Slowly he made his way to center stage and sat down. And then, following his standard routine, he placed his crutches on the floor, released the clasps on his legs, and picked up his violin. He was ready to play.
At some point in the concert, however, things went terribly wrong. A loud noise, like gunfire, reverberated across the arena. One of the strings on Perlman’s Stradivarius violin had snapped. The orchestra stopped playing, and in the silence that followed, the audience held its collective breath.
It might well have marked an end to the concert, but not so for Itzhak Perlman. After a moment’s pause, he signaled to the conductor to begin again. Continuing to play from where he left off, he improvised with his three-stringed violin with such passion and power it left the audience in awe.
When he finished, the crowd rose and cheered. No one had ever heard such music played from a three-stringed instrument. But the great violinist, undaunted and determined to make the best of a difficult situation, was still able to give his followers a concert they would never forget.
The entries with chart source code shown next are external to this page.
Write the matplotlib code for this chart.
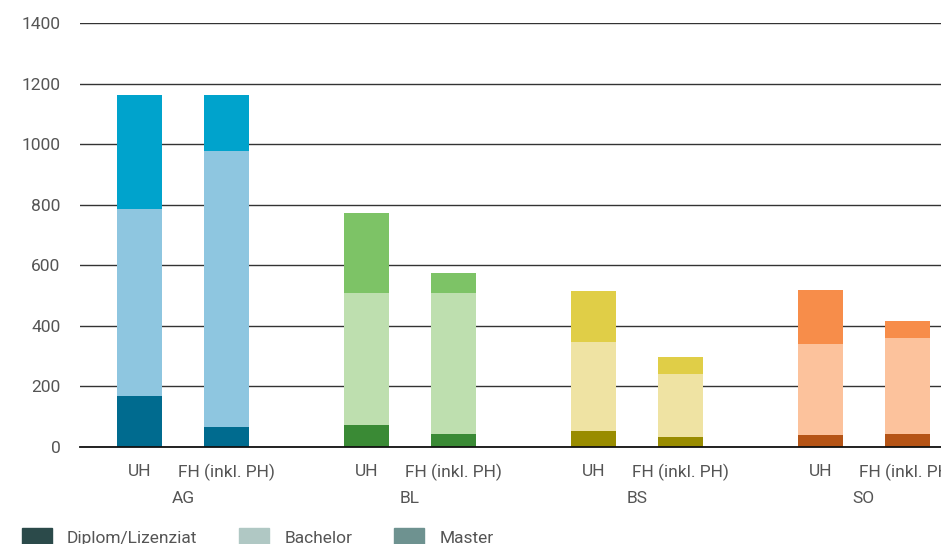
import matplotlib.pyplot as plt
import matplotlib.transforms as mtransforms
from matplotlib.patches import Patch
import numpy as np

plt.rcParams['font.family'] = ['Roboto', 'DejaVu Sans']

cantons = ['AG', 'BL', 'BS', 'SO']
types = ['UH', 'FH (inkl. PH)']

# values per canton: [UH, FH]
diplom = [[168, 66], [73, 43], [53, 33], [40, 43]]
bachelor = [[618, 911], [435, 465], [294, 208], [300, 317]]
master = [[376, 185], [264, 66], [168, 56], [178, 56]]

colors_diplom = ['#006b8f', '#3a8a35', '#998c00', '#b55416']
colors_bachelor = ['#8ec6e0', '#bedfaf', '#efe3a3', '#fcc29c']
colors_master = ['#00a3cc', '#7dc366', '#e0ce47', '#f78d4a']

legend_labels = ['Diplom/Lizenziat', 'Bachelor', 'Master']
legend_colors = ['#2b4a4a', '#b0c8c4', '#6e9290']

fig = plt.figure(figsize=(9.41, 5.44), dpi=100)
ax = fig.add_axes([80 / 941, 97 / 544, 887.5 / 941, 424 / 544])

group_gap = 2.609
width = 0.52
xpos = []
xlabels = []
for i, c in enumerate(cantons):
    for j in range(2):
        x = i * group_gap + j
        d = diplom[i][j]
        b = bachelor[i][j]
        m = master[i][j]
        ax.bar(x, d, width, color=colors_diplom[i], zorder=3)
        ax.bar(x, b, width, bottom=d, color=colors_bachelor[i], zorder=3)
        ax.bar(x, m, width, bottom=d + b, color=colors_master[i], zorder=3)
        xpos.append(x)
        xlabels.append(types[j])

trans = mtransforms.blended_transform_factory(ax.transData, ax.transAxes)
for i, c in enumerate(cantons):
    ax.text(i * group_gap + 0.5, -0.122, c, transform=trans, ha='center', va='center',
            fontsize=12.5, color='#555555')

ax.set_xlim(-0.684, 9.52)
ax.set_ylim(0, 1400)
ax.set_yticks(np.arange(0, 1401, 200))
ax.set_xticks(xpos)
ax.set_xticklabels(xlabels)
ax.tick_params(axis='both', length=0, labelsize=12.5, colors='#555555')
ax.tick_params(axis='x', pad=12)
ax.tick_params(axis='y', pad=14)
ax.grid(axis='y', color='#333333', linewidth=1, zorder=0)
for s in ['top', 'right', 'left']:
    ax.spines[s].set_visible(False)
ax.spines['bottom'].set_color('#111111')
ax.spines['bottom'].set_linewidth(1.3)
ax.spines['bottom'].set_zorder(4)

handles = [Patch(color=col) for col in legend_colors]
fig.legend(handles, legend_labels, loc='upper left', bbox_to_anchor=(0.0234, 0.029),
           ncol=3, frameon=False, fontsize=12.5, handlelength=1.73, handleheight=1.2,
           handletextpad=0.86, columnspacing=2.42, labelcolor='#555555',
           borderpad=0, borderaxespad=0)

fig.savefig('out.png', dpi=100)
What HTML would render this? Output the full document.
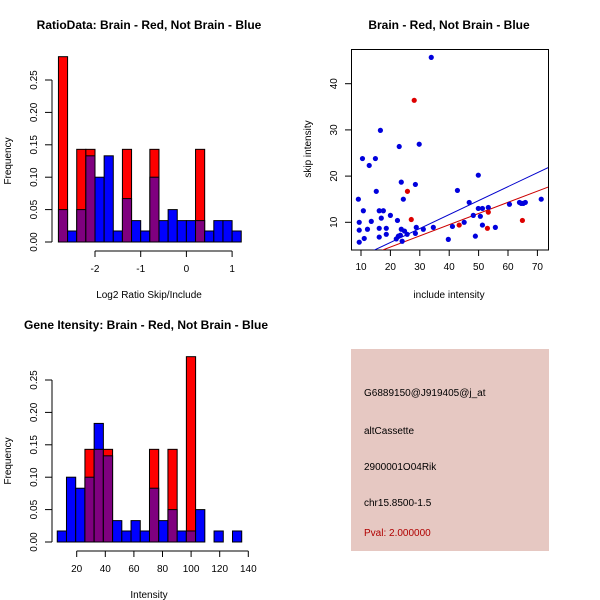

I make a point of this for I find in Perlman’s experience a picture of our relationship with God. You and I are like the Stradivarius, magnificent creations, the crowning jewel of the Master’s domain. Until, however, we are energized by the Spirit of God, we are little more than inert pieces spruce and maple. The music is there, but we soon discover that without the control and direction of the Master Musician, we are little more than a three-string instrument in a four-string world.
But we are not alone. Few of us find life ideal or without some challenge to our well-being. Not even the Apostle Paul, second only to Jesus Christ in his influence on the Christian faith, was cut a break. He struggled for much of his life with what I believe was an eye-problem that dated back to the days of his conversion. “There was given to me,” he states, “a thorn in the flesh, the messenger of Satan to buffet me, lest I should be exalted above measure. … And [the Lord] said to me, ‘My grace is sufficient for thee: for my strength is made perfect in weakness.’”
The Apostle finally concluded there was only one way to face the future. “Forgetting what is behind,” he wrote, “and straining toward what is ahead, I press on toward the goal to win the prize for which God has called me heavenward in Christ Jesus.”
Like the Apostle, we may be haunted by circumstances we cannot change. We may feel ourselves to be a three-string instrument in a four-string world. But if we are willing to respect the authority of the Master Musician, amazing things happen. What He can do with simple people, fully surrendered to His will, borders on the miraculous.
God has chosen to reveal His glory, not through the dramatic or the supernatural, but through the lives of men and women just like you and me. We were created “in His image,” and it is now our privilege to become living models of His goodness and grace. We are an honored people!